← Quora archive  ·  2010 Dec 13, 2010 06:58 AM PST

Question

Will there ever be a day where new startup ideas are hard to come by due to existing and lasting ideas or will there always be room for more?

Answer

The number of ideas need never go down in principle. Human creativity is inexhaustible. But the yield rate may start to go down (i.e. success percentage), with the numbe of viable markets going down. Analogy: you can keep drilling exploratory oil wells all over the planet, but once 'Peak Oil' hits, actual 'finds' may slow down. Or to put it another way, the total number of ideas, including stupid ones, will not go down, but the proportion of "stupid" will.

Japan is ahead of the rest of the world in thinking this way already. There is a satirical movement there called Chindogu, "unuseless" inventions -- apparently functional, but deeply stupid:

http://en.wikipedia.org/wiki/Chi...

Since humans don't like low yield rates, they may move on and invest less in coming up with ideas, so the total number of ideas may also go down. Why continue drilling if your chances of striking oil are going down every day?

I believe "Peak Market" will happen, just like peak oil. Unlike knowledge, for which a case can be made that it is infinite, it seems mathematically impossible that there can be an infinite number of markets representing infinite wealth. At least not while we are stuck on Planet Earth. If we invent The One Great Invention: hyperspatial/warp drive travel, we may find a frontier of endless growth.

But on earth, the 'market' represents the aggregate of all the things we demand as a species, along with the prices we are willing to pay for them, and the products/services in the supply chain that makes them. Greedy though we are, we are not infinitely greedy, simply because we must also be the ones that make everything. And at some point, the massive complexity of the world we are building will be too much. Computers may already be too complex for the mainstream, hence the iPad.

So the number of grounded startup ideas may start to go down after hitting a peak. We may not like the costs of growth, and may start to prefer simplicity. As Edward Abbey said, "growth for the sake of growth is the ideology of the cancer cell." Entrepreneurship is about nothing if not growth. And we may come to view it as unacceptably costly, irresponsible and even immoral in social terms, the way we came to view slavery.

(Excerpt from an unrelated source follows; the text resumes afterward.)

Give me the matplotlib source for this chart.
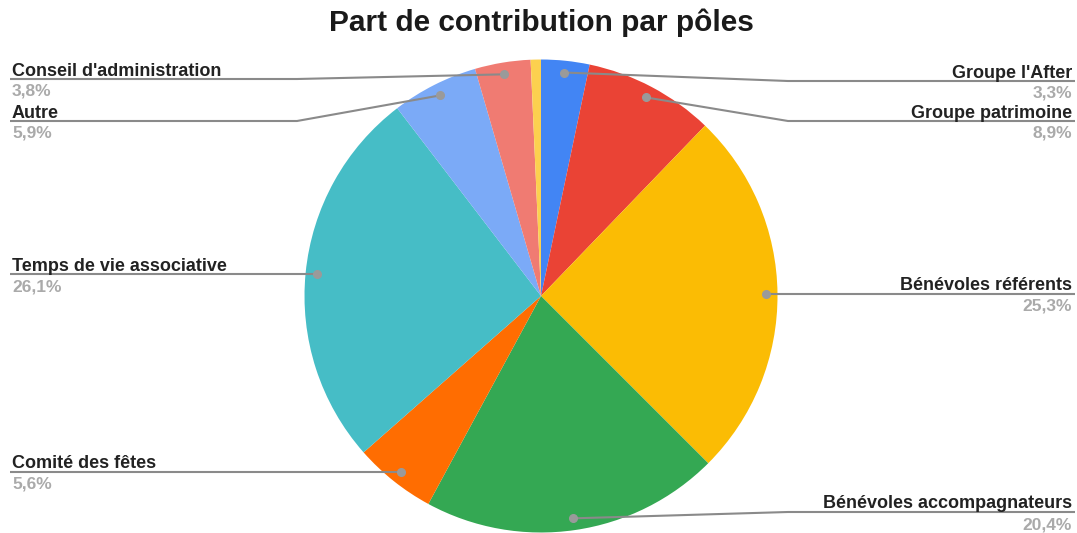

In some ways, this movement is already starting, as with the Slow Money movement (which currently focuses primarily on sustainable local food security, a movement called Slow Food). Here is a quote from their website:

In order to enhance food security, food safety and food access; improve nutrition and health; promote cultural, ecological and economic diversity; and accelerate the transition from an economy based on extraction and consumption to an economy based on preservation and restoration, we do hereby affirm the following Principles:

(emphasis mine). Slow money site: http://www.slowmoney.org/

This may seem like wooly-headed left-liberal utopian dreaming, but the movement was actually started by Woody Tasch, an investor who has pioneered social investing.

I don't completely agree with the slow money movement, but the point is, it is one of the first critical reactions to too many decades of thoughtless "growth for growth's sake" varieties of cancerous entrepreneurship based on the idea of free market capitalists making a pile of money, and running away before the social costs became obvious to others, at which point everybody had to pay for it.

That kind of irresponsible capitalism may slowly die down, and with it, unbridled pursuit of entrepreneurial ideas and wanton "drilling for markets."